By now everyone will know about the reductions in funding that have been passed on to Arts Council England, subsequent to the Chancellor’s autumn statement. These cuts will have an effect over the next two years.
Cuts are never good news. I know that budgets will have been set, and this will be an unwelcome further disruption.
In the light of these cuts, there are a couple of points that I’d like to make.
First, as always in these situations, we have to focus on what we can do, and at the Arts Council we will continue to make sure the public know what an outstanding job arts and cultural organisations do for this country.

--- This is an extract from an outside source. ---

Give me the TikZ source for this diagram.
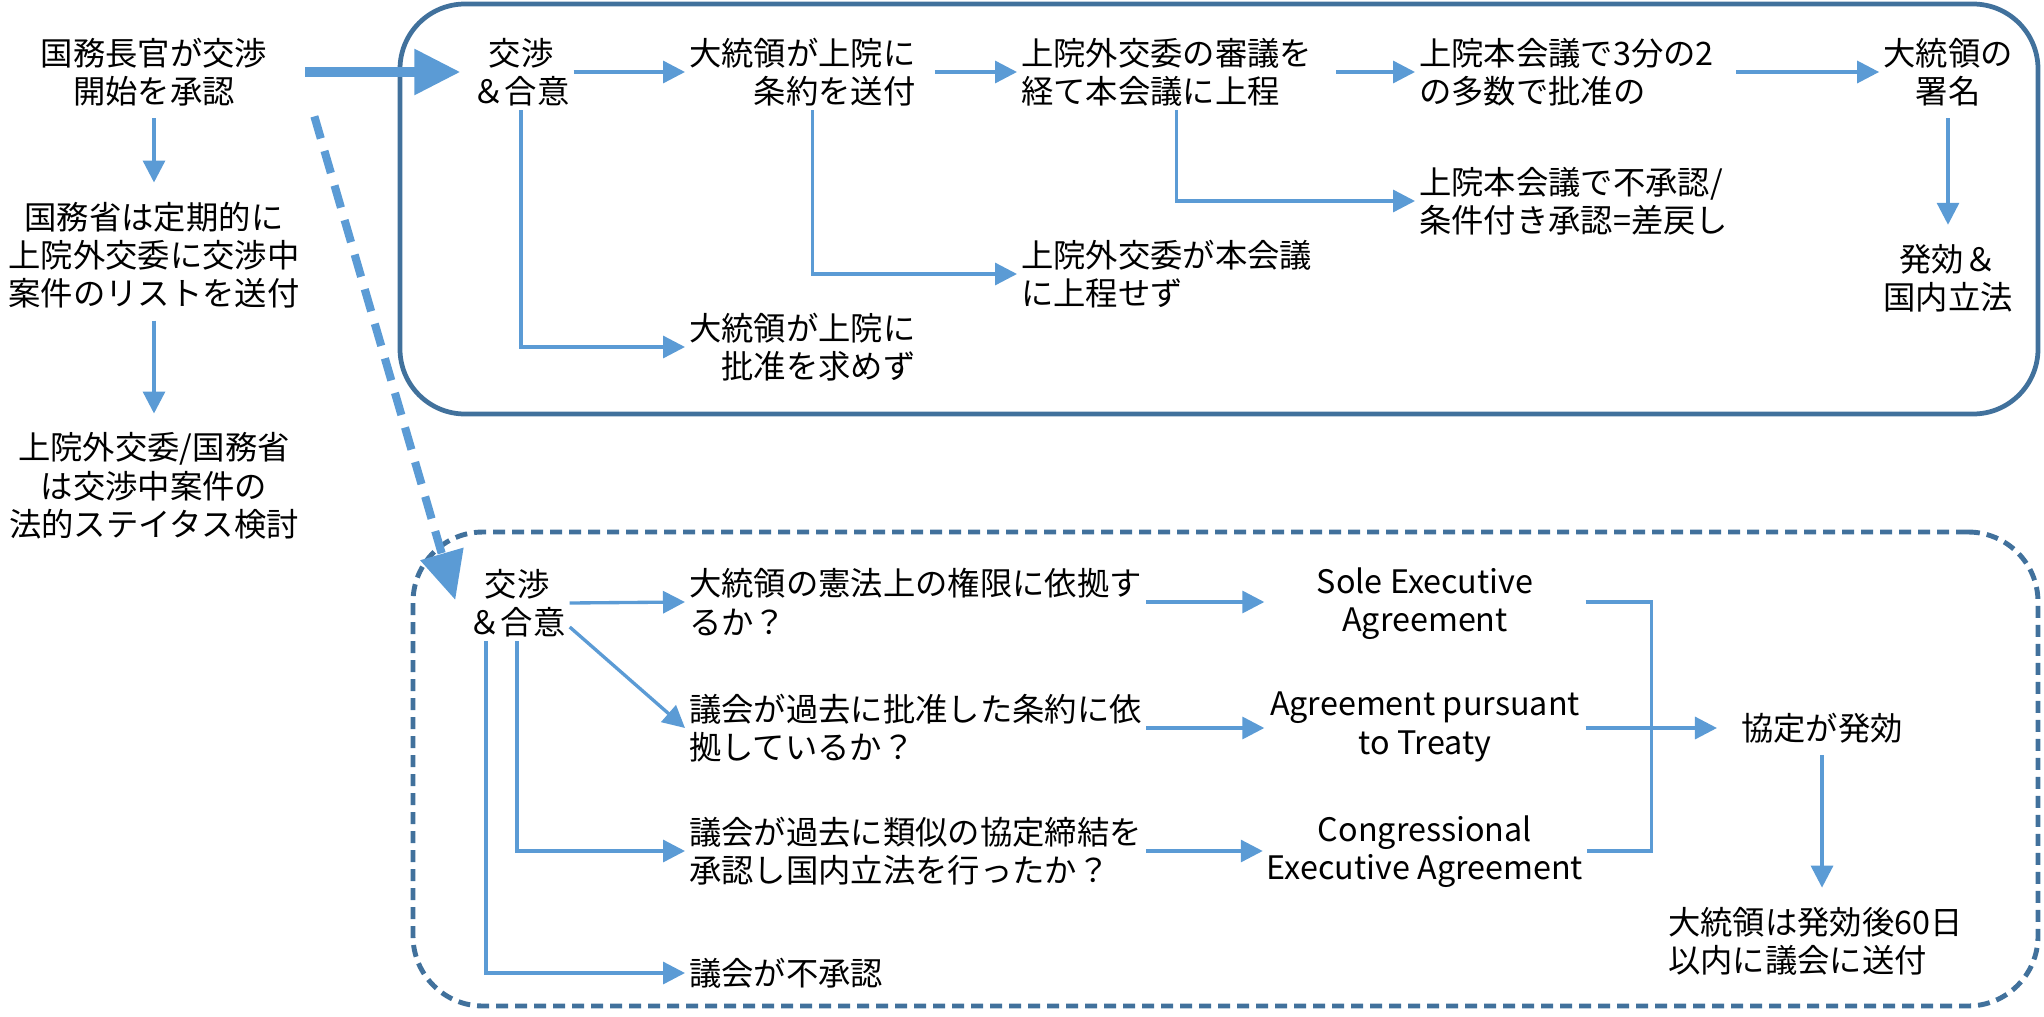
\documentclass[tikz,border=0pt]{standalone}
\usepackage{fontspec}
\setmainfont{Noto Sans CJK JP}
\usetikzlibrary{arrows.meta}
\definecolor{flowBlue}{HTML}{5B9BD5}
\definecolor{boxBlue}{HTML}{41719C}
\begin{document}
\begin{tikzpicture}[
		font=\fontsize{9.2pt}{10.9pt}\selectfont,
		txt/.style={inner sep=1pt, align=center},
		flow/.style={draw=flowBlue, line width=0.95pt, -{Triangle[length=2.2mm,width=2.2mm]}},
		downFlow/.style={flow, shorten <=0.08cm, shorten >=0.15cm},
		joinLine/.style={draw=flowBlue, line width=0.95pt},
		bigFlow/.style={draw=flowBlue, line width=2.6pt, -{Triangle[length=4.6mm,width=4.4mm]}},
		dashFlow/.style={draw=flowBlue, line width=2.3pt, dash pattern=on 2.3mm off 1.3mm, -{Triangle[length=4.8mm,width=4.3mm]}}]
		
		\useasboundingbox (0,0) rectangle (20.44,-10.16);
		
		%Outer boxes
		\node (treatyBox) at (12.19,-2.09) [rectangle, draw=boxBlue, line width=1.35pt, rounded corners=0.65cm, minimum width=16.38cm, 
		minimum height=4.10cm]{};
		\node (agreementBox) at (12.255,-7.69) [rectangle, draw=boxBlue, line width=1.4pt, dash pattern=on 1.2mm off 0.7mm, 
		rounded corners=0.7cm, minimum width=16.25cm, minimum height=4.74cm]{};
		
		%Left column
		\node (secApprove) at (1.54,-0.72) [txt]{国務長官が交渉\\開始を承認};
		\node (listSend) at (1.54,-2.55) [txt]{国務省は定期的に\\上院外交委に交渉中\\案件のリストを送付};
		\node (legalReview) at (1.54,-4.86) [txt]{上院外交委/国務省\\は交渉中案件の\\法的ステイタス検討};
		
		\draw[downFlow] (secApprove.south) -- (listSend.north);
		\draw[downFlow] (listSend.south) -- (legalReview.north);
		
		%Treaty route
		\node (treatyNego) at (5.21,-0.72) [txt]{交渉\\＆合意};
		\node (sendTreaty) at (6.85,-0.72) [txt, anchor=west, align=right]{大統領が上院に\\条約を送付};
		\node (committee) at (10.17,-0.72) [txt, anchor=west, align=left]{上院外交委の審議を\\経て本会議に上程};
		\node (plenary) at (14.15,-0.72) [txt, anchor=west, align=left]{上院本会議で3分の2\\の多数で批准の};
		\node (signature) at (19.48,-0.72) [txt]{大統領の\\署名};
		\node (effectLaw) at (19.48,-2.78) [txt]{発効＆\\国内立法};
		\node (plenaryNo) at (14.15,-2.01) [txt, anchor=west, align=left]{上院本会議で不承認/\\条件付き承認=差戻し};
		\node (noFloor) at (10.17,-2.74) [txt, anchor=west, align=left]{上院外交委が本会議\\に上程せず};
		\node (noRatify) at (6.85,-3.47) [txt, anchor=west, align=right]{大統領が上院に\\批准を求めず};
		
		\draw[bigFlow, shorten <=0.34cm, shorten >=0.08cm] (secApprove.east) -- (treatyNego.west);
		\draw[flow] (treatyNego.east) -- (sendTreaty.west);
		\draw[flow, shorten <=0.15cm] (sendTreaty.east) -- (committee.west);
		\draw[flow, shorten <=0.2cm] (committee.east) -- (plenary.west);
		\draw[flow, shorten <=0.18cm] (plenary.east) -- (signature.west);
		\draw[downFlow] (signature.south) -- (effectLaw.north);
		\draw[flow] (treatyNego.south) |- (noRatify.west);
		\draw[flow] ([xshift=0.1cm]sendTreaty.south) |- (noFloor.west);
		\draw[flow] ([xshift=0.1cm]committee.south) |- (plenaryNo.west);
		
		%Executive agreement route
		\node (execNego) at (5.17,-6.03) [txt]{交渉\\＆合意};
		\node (soleQ) at (6.85,-6.02) [txt, anchor=west, align=left]{大統領の憲法上の権限に依拠す\\るか？};
		\node (treatyQ) at (6.85,-7.28) [txt, anchor=west, align=left]{議会が過去に批准した条約に依\\拠しているか？};
		\node (congressQ) at (6.85,-8.51) [txt, anchor=west, align=left]{議会が過去に類似の協定締結を\\承認し国内立法を行ったか？};
		\node (congressNo) at (6.85,-9.73) [txt, anchor=west]{議会が不承認};
		
		\node (soleAgr) at (14.25,-6.04) [txt, minimum width=3.2cm]{Sole Executive\\Agreement};
		\node (pursuantAgr) at (14.25,-7.27) [txt, minimum width=3.2cm]{Agreement pursuant\\to Treaty};
		\node (congressAgr) at (14.25,-8.52) [txt, minimum width=3.2cm]{Congressional\\Executive Agreement};
		\node (agrEffect) at (18.22,-7.28) [txt]{協定が発効};
		\node (reportCongress) at (16.64,-9.41) [txt, anchor=west, align=left]{大統領は発効後60日\\以内に議会に送付};
		
		\draw[dashFlow] ([shift={(0.43,-0.06)}]secApprove.south east) -- ([xshift=-0.09cm,yshift=0.03cm]execNego.west);
		\draw[flow] (execNego.east) -- (soleQ.west);
		\draw[flow] ([yshift=-0.24cm]execNego.east) -- (treatyQ.west);
		\draw[flow] (execNego.south) |- (congressQ.west);
		\draw[flow] ([xshift=-0.31cm]execNego.south) |- (congressNo.west);
		\draw[flow] (soleQ.east) -- (soleQ.east -| soleAgr.west);
		\draw[flow] (treatyQ.east) -- (treatyQ.east -| pursuantAgr.west);
		\draw[flow] (congressQ.east) -- (congressQ.east -| congressAgr.west);
		\draw[joinLine] (soleAgr.east |- soleQ.east) -- ++(0.66,0) |- (congressAgr.east |- congressQ.east);
		\draw[flow, shorten >=0.2cm] (pursuantAgr.east |- agrEffect.west) -- (agrEffect.west);
		\draw[downFlow] (agrEffect.south) -- (agrEffect.south |- reportCongress.north);
		
\end{tikzpicture}
\end{document}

We know we got that message over to the Chancellor in the spending review, but the Autumn statement had this ‘small’ cut contained across the board, which to be honest the Treasury, looking at the big departments, probably assumed could be absorbed by the departments themselves. But the DCMS works on a tighter model, and all of their money is given out to its non-departmental public bodies, so they had no choice but to pass the cut on. I understand that. But it tells me that in making the case for the arts in the future we need to stress the difference between the DCMS model and the rest of Whitehall – it may seem arcane, but it is important.
If I sound downbeat, well, in some ways I am – another one per-cent sounds small. But I know what it means in practice.
But we’ve still got a lot of money to invest, especially from the Lottery, and over the next few months we will be investing it where it can support the best talent and the widest ambition.
At the Arts Council, it’s our job to see how your ambition can be supported – ambition matters, because if we lose it, our audiences will lose interest.
My second point is that I think the cuts have put some recent issues in perspective.
There’s been a proper debate about the national spread of our funding. The answer is not simple because the arts ecology of England is complex and interrelated. For example, while we want our funding to benefit all communities, rural and urban, we recognise that some of the organisations best equipped to deliver nationally happen to be based in London for sound logistical reasons. You can’t change that overnight.
Instead, we have to strengthen the roots of the ecology throughout the country – something that has by and large been happening in the years since Jennie Lee’s White Paper in 1965.
But progress has always depended on a balance between central funding and local government funding.
While our funding may be under pressure, local government is facing greater pressure, and our colleagues have to fight to avoid debilitating cuts. The Arts Council won’t be able to fill all the gaps, so we need to be careful that we use all of our funding – lottery and grant-in- aid, to support the ecology in a holistic way, right across the country and its many environments, urban and rural, north and south. That’s our job.
But it’s a sensitive process. We have to be fair, and recognise the contribution that everyone makes. And, for our part, we have to be able to understand and describe more clearly how the investment we make benefits all of the country - how the work an organisation does may have an impact far removed from its home base.
We depend on each other for shared resources and talent, and because we build audiences together. When we describe the arts in this country as an ‘ecology,’ we mean that from large to small, we are connected. If one part of that ecology suffers, we all feel the effects.
I hope the No Boundaries conference, funded by the Arts Council and British Council as part of State of the Arts will be just one forum next year where this conversation can continue. We’ll be releasing a whole lot of data there which we hope will give a richer picture of the effect of spending on culture in this country.
This latest cut also brings the issue of Lottery revenue to the fore. It makes us more determined than ever to deploy all the resources we have to ensure that the cultural ecology of our nation is diverse and resilient - and that the work we support continues to excite and challenge audiences.
So, in order to help support a thriving National portfolio we will use some of our Lottery revenue to fund National portfolio organisations. We are satisfied that we can do this and still fulfil the principle of ‘additionality.’ We’ve got to think of the greater number of organisations that can be included in the portfolio if we do this: under the circumstances it would be quite wrong for us not to apply this resource to help the whole arts ecology.
There will be some National portfolio organisations that are funded wholly with National Lottery revenue, while others will be wholly funded with Grant-in-aid. The Arts Council will decide which organisation is funded from which funding stream, but the source of funding will have no bearing on how organisations are regarded. You will be treated alike. You’ll be National portfolio organisations.
We should take courage from the growing support we have across the political and public spheres - and from the high regard in which the arts in England are currently held across the world. And instead of looking inwards, we should come together to make the case for sustained public investment in the arts, pointing out all the happiness, the social good and the economic benefits the arts give our communities - and how they should be a truly democratic resource for all people, everywhere.
We’ll be doing more work with the sector on this in the spring. Some of you may already have had the pleasure of seeing Baz and I talking about the ‘blobs’ that make up our holistic case for culture on which your views are welcome. These are the basics of the argument we feel we need to make across government in the coming year - never forgetting that in the end, it’s all dependent on the quality of the art.
The Christmas greeting we’ll be sending out will come with plenty of reminders of what art and culture can achieve; I hope it will inspire you to keep showing that what you do makes a real difference.
I’m always awed by the quality of art across our nation. In the end, that’s down to you; we will continue to do all we can to provide the conditions, but it’s your talent and ambition that make it all real.